As the rain starts to recede and the sun makes more of an appearance in our little part of the world, getting outside can become an easier and more enjoyable way to spend the day. A simple and pleasurable outdoor activity for many people is going for a walk (and for those who are unable to walk, rolling in a wheelchair can be equally pleasurable).
In terms of health benefits, walking (or rolling) is a great form of exercise for our bodies. In addition, getting outside and moving in this way is beneficial for our mental health. Bringing some intention to how we direct our attention while we move can help to enhance these benefits for our minds.

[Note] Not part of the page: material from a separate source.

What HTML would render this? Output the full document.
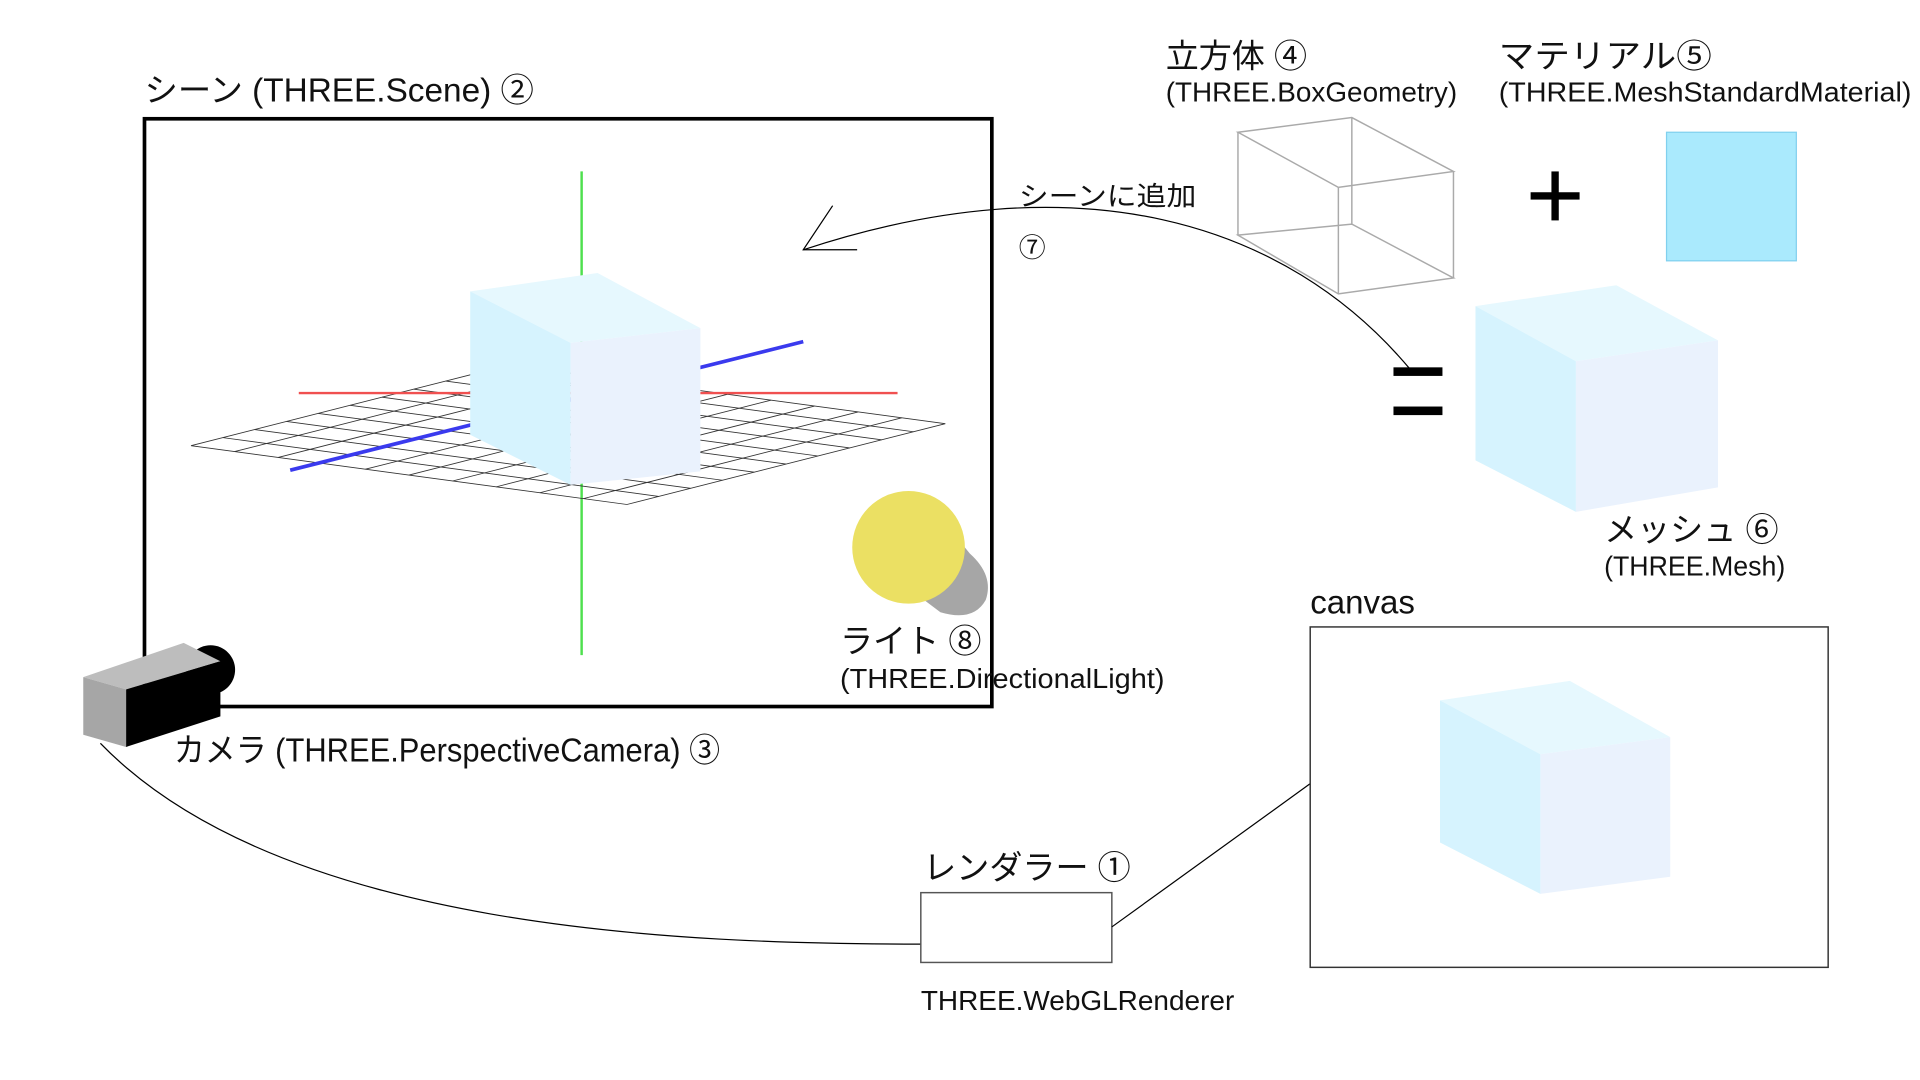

Try experimenting with these ideas while out on your next walk:
1) Practice Gratitude
Whether walking in nature or along a downtown sidewalk, there are countless things to notice for which we can be grateful. The trees, the sun, the air, the people, the gift of being alive in this world for another day. When we shift our minds to think in terms of appreciation and gratitude, the positive effects on our mood can be profound.
2) Notice Your Judgements
Our human minds are wired to judge: “This is good, that is bad,” “This is right, that is wrong,” “I like this, I don’t like that.” We do it so much and so automatically that many of us don’t even realize how much we do it, or how it tends to impact mood – often negatively. Interestingly, we don’t actually need to judge nearly as much as we do, and by bringing greater attention to this tendency we can start to get off the roller-coaster of judgement and extreme emotion. Going for a walk is a great activity for experimenting with this practice. Simply notice your mind’s tendency to judge – good or bad – whatever you notice as you walk along. Practicing suspending these judgments can be quite liberating.
3) Focus on Your Body
In addition to all the judging, our minds are also very busy in numerous other ways on a constant basis. As a result, many of us are largely out of touch with the sensations of our physical bodies, and this can have negative impacts on a wide range of wellness factors from emotional regulation to appetite and digestion, and pain-management. Walking provides an excellent opportunity for fostering greater body awareness. In addition to paying attention to where you’re going and staying safe, you can also bring attention to the sensations of your moving muscles, the breeze against your face and the pressure of the ground against the bottoms of your feet. As you continue to shift your awareness in this way, you may find that your relationship with your body changes for the better.
We hope that these ideas bring some added benefit to your time spent outside. Enjoy the fresh air and sunshine!